The Coinbase Bitcoin Premium Index – which tracks the price gap between bitcoin traded on Coinbase and the global market average – climbed sharply from deeply negative territory, from around -0.22% at the height of the sell-off to around -0.05% on Tuesday.
Although the index remains below zero, the rebound suggests that U.S.-based investors stepped in to buy the dip as forced selling pressure eased.
Coinbase is widely considered a proxy for institutional and dollar-based flows. A very negative premium generally indicates that U.S. investors are selling aggressively or staying away altogether. The move back toward neutral indicates that some buyers found value at lower levels, especially as bitcoin stabilized after its fastest decline since the 2022 FTX collapse.
Yet the premium has not turned positive, a threshold that historically coincides with sustained accumulation and renewed risk appetite among U.S. funds. Instead, the current trend speaks to selective buying rather than a broader conviction.

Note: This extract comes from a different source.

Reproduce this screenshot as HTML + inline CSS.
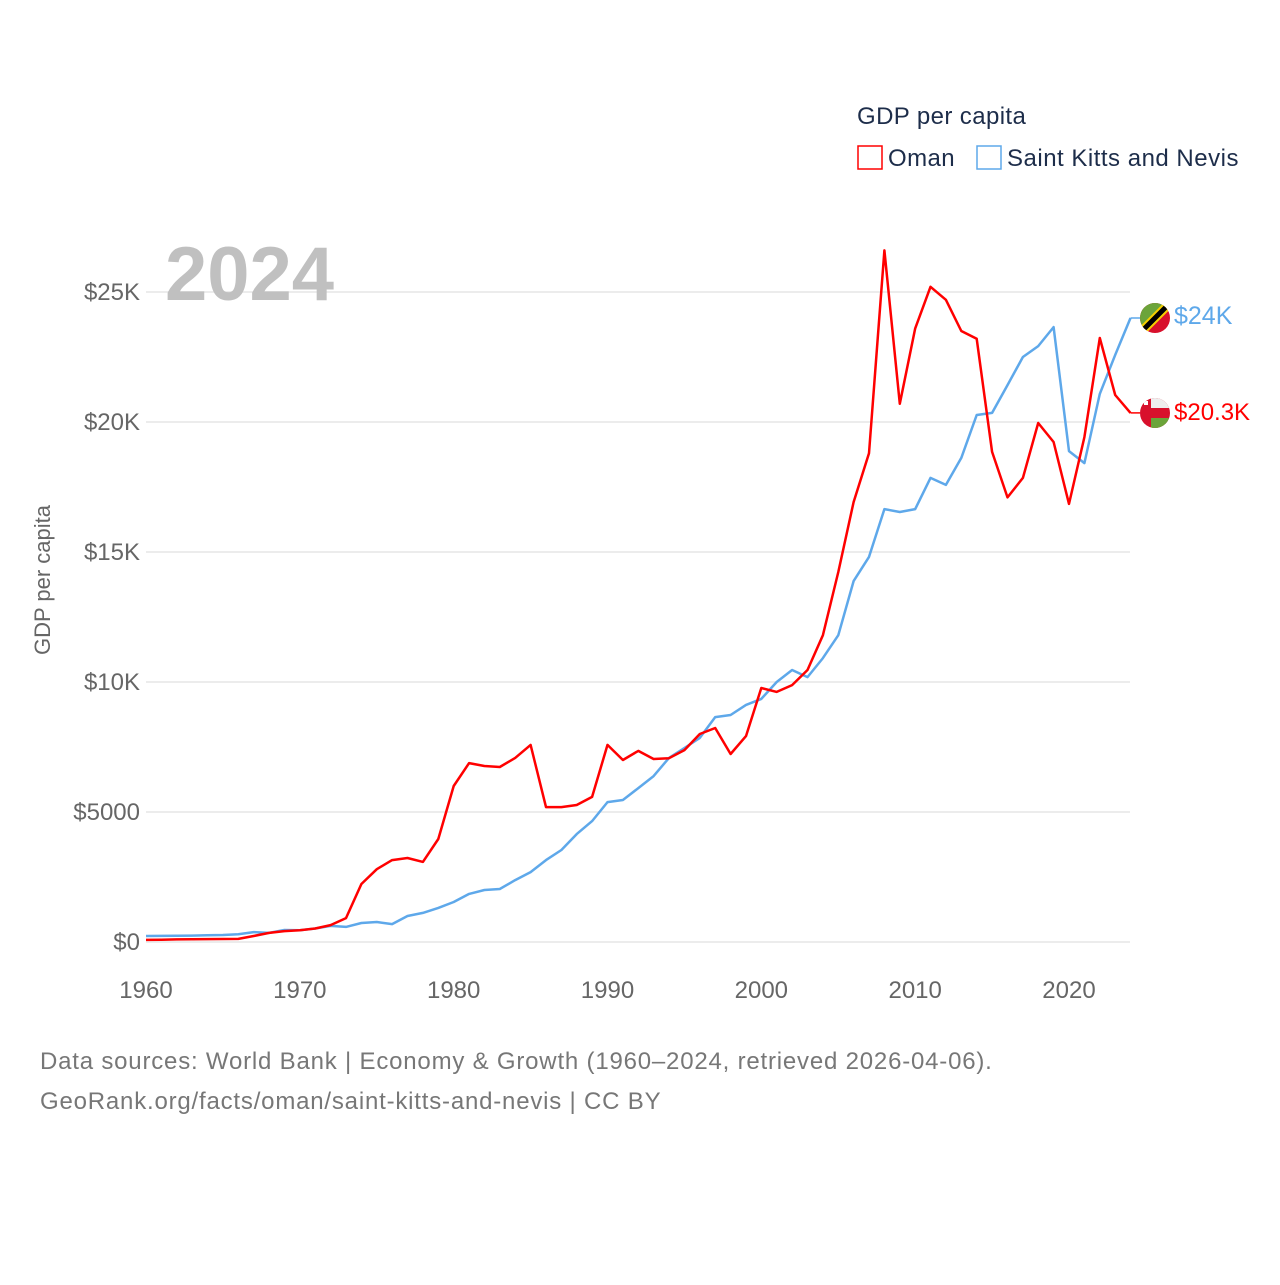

Data on market structure support this cautious interpretation. According to Kaiko, overall trading volumes on major exchanges remain well below late 2025 peaks, with spot activity showing signs of gradual attrition rather than a decisive increase in demand.
Low liquidity means prices can rebound sharply once the sell-off peters out, but also leaves the market vulnerable to further decline if buyers fail to follow through.
Bitcoin is currently trading at just under $70,000 after recovering more than 15% from its intraday low, although it remains down more than 10% for the week.